- _Extracted data_:
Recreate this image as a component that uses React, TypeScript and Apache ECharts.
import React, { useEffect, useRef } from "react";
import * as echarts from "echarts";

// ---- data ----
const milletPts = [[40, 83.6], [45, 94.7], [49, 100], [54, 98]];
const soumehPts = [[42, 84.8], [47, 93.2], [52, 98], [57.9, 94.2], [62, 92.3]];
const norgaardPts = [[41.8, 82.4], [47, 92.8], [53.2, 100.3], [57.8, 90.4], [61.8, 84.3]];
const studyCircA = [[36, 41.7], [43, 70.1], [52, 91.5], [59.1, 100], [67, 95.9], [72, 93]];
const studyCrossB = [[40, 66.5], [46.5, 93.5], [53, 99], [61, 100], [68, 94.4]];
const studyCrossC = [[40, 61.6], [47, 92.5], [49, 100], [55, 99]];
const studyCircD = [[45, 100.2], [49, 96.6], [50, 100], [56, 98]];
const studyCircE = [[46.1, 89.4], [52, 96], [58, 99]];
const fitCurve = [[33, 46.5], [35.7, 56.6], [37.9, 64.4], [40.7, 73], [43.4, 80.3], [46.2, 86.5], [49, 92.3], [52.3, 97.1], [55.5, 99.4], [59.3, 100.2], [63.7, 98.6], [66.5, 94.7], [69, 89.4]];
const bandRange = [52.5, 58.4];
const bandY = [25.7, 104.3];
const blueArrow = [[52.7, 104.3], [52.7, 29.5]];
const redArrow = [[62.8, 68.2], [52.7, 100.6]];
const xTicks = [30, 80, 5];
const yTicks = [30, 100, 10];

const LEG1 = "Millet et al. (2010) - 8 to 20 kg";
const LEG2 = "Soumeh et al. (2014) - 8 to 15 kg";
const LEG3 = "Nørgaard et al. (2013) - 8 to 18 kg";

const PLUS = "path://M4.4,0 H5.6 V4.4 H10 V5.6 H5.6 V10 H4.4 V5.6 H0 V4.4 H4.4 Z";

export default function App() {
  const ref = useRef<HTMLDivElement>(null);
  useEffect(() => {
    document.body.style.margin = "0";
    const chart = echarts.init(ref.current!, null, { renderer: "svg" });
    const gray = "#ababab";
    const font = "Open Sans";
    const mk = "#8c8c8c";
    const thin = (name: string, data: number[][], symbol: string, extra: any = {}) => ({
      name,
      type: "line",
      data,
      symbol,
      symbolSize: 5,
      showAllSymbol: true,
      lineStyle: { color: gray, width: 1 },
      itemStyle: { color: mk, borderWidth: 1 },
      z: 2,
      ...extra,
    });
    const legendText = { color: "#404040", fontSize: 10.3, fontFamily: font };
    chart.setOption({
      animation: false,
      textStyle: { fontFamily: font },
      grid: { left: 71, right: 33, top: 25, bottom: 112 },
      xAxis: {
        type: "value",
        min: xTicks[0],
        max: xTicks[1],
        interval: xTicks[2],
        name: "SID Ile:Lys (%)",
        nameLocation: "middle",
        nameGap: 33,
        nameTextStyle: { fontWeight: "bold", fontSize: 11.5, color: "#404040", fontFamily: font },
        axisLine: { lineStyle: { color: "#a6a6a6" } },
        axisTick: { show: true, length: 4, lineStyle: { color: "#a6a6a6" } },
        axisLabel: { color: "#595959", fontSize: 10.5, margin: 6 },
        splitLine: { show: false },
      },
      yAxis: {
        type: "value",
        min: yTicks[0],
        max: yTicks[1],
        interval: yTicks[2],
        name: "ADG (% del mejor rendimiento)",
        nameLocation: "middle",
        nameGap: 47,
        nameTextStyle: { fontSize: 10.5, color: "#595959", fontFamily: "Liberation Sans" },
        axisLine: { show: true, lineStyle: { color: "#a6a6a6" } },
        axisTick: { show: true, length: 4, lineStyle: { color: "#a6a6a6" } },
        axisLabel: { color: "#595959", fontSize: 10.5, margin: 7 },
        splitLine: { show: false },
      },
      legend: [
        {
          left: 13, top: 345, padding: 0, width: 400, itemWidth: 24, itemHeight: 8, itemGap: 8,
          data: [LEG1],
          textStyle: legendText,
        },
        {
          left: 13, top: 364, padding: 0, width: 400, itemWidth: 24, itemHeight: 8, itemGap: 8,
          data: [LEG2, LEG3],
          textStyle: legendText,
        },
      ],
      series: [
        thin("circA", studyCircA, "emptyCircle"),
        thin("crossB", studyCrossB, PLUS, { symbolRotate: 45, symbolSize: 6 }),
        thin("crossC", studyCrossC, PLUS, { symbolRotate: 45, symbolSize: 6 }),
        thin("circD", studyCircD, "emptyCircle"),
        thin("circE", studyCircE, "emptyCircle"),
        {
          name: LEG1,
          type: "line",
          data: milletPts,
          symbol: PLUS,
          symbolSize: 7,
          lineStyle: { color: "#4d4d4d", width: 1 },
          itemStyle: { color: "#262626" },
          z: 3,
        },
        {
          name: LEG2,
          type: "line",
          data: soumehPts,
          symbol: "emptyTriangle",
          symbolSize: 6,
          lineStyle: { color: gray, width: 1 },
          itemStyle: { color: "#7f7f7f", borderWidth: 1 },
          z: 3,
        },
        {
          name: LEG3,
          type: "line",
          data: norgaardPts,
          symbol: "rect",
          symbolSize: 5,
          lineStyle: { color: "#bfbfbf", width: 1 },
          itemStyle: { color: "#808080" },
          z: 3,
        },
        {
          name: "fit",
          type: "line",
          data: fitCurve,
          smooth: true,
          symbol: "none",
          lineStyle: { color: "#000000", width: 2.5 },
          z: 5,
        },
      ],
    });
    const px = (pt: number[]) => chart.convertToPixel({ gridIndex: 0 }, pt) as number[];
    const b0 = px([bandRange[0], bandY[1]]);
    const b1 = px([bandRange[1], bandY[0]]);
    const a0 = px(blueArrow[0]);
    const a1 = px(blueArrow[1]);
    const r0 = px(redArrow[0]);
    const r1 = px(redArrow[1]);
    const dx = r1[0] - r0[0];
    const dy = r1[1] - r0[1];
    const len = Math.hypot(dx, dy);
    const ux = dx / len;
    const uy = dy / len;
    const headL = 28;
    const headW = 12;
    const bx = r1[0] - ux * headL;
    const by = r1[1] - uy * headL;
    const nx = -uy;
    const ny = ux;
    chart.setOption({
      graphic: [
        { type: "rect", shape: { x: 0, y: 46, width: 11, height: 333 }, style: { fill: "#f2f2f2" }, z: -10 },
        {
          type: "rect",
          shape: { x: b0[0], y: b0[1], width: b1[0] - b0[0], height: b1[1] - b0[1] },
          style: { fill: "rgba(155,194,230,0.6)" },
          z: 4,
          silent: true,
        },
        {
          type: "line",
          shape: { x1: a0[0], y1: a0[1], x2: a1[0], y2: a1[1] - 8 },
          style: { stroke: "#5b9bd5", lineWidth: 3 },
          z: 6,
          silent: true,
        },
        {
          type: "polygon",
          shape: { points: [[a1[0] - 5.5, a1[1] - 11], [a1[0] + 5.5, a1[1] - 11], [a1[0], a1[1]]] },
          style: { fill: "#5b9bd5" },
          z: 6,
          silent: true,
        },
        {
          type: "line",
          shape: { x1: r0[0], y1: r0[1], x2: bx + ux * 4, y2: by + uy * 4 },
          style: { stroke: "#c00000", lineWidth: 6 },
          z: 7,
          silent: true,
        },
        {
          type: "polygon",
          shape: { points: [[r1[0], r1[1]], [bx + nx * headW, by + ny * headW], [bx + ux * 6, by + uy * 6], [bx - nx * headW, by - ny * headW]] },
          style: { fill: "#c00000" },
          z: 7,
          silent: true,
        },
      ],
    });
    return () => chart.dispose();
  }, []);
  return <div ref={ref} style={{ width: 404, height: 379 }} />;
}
...
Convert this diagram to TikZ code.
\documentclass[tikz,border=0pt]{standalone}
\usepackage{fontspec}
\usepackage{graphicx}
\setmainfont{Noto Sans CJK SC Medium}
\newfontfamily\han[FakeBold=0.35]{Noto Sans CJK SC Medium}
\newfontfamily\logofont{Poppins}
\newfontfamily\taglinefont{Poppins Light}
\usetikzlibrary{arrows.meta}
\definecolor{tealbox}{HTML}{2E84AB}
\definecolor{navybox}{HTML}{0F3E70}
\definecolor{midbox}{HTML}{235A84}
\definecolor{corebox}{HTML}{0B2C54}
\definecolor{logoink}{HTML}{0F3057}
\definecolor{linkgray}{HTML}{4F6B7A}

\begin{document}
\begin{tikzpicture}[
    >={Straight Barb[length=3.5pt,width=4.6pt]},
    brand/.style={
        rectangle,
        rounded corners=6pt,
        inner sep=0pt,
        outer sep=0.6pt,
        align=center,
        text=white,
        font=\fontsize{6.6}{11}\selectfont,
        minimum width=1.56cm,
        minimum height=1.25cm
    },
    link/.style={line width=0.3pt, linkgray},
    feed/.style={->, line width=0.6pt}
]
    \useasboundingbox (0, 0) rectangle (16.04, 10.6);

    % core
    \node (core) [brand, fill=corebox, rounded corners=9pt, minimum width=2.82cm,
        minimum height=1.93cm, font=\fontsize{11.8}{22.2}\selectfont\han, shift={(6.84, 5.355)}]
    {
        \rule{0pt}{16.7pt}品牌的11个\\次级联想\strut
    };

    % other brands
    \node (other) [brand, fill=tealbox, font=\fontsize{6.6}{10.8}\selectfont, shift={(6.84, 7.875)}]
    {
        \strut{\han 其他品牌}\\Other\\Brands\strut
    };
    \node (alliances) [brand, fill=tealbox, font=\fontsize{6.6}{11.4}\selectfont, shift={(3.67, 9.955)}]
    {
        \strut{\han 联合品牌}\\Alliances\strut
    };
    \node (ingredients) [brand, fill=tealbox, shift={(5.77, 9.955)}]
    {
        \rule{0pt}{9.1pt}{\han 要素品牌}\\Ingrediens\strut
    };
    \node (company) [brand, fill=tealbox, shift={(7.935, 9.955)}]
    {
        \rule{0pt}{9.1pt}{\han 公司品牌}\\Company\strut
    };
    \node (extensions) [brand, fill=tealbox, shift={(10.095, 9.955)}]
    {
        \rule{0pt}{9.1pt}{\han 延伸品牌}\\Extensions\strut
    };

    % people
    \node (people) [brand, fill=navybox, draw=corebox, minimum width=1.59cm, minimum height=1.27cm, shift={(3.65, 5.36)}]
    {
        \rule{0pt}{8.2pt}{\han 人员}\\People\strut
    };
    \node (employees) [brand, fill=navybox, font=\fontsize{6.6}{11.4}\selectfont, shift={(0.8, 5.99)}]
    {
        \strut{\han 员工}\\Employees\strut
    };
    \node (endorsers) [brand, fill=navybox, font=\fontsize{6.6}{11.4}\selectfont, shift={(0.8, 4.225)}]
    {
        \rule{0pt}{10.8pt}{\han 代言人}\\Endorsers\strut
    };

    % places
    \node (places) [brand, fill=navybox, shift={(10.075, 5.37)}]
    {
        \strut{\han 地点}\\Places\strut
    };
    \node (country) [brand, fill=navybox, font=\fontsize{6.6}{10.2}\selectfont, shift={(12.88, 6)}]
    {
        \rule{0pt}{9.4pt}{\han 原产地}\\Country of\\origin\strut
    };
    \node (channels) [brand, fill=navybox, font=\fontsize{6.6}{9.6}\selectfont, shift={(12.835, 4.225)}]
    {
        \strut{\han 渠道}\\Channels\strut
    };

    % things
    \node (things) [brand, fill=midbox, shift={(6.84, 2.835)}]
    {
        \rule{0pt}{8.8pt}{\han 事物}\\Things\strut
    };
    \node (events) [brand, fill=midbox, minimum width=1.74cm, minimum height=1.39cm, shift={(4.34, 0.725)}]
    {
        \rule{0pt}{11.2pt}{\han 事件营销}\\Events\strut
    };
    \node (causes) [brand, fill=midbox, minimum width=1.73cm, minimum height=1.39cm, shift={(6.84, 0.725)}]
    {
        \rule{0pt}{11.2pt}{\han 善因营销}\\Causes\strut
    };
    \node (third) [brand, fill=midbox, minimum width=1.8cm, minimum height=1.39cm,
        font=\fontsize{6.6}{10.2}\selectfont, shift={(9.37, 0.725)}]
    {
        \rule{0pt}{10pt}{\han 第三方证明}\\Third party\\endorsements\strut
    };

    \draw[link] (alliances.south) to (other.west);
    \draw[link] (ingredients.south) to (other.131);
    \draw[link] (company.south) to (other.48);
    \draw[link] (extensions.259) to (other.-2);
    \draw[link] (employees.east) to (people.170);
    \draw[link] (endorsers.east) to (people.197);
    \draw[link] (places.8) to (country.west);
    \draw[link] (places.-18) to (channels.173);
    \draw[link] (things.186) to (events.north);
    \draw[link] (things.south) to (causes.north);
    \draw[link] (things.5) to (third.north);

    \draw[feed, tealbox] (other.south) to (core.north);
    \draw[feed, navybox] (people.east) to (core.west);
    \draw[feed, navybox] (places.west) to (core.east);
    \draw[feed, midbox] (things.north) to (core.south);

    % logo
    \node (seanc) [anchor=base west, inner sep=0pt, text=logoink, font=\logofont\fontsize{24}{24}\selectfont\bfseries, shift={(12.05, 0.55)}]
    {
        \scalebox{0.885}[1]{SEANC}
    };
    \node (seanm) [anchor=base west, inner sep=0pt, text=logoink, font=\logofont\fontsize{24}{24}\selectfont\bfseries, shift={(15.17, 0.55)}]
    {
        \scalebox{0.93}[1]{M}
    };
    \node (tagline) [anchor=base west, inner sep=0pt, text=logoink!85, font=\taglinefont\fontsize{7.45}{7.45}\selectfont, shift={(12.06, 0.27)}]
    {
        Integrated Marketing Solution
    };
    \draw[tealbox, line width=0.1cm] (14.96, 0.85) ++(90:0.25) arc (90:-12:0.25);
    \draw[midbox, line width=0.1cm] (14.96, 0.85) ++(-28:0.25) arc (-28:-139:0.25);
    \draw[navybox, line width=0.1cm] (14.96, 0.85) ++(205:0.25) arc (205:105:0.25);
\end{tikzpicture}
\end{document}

- _Requirement_:
Whenever "this" turns up in a line, pick that line out.

- _Output of the exercise_:
Recreate this image as a component that uses React, TypeScript and Apache ECharts.
Convert this diagram to TikZ code.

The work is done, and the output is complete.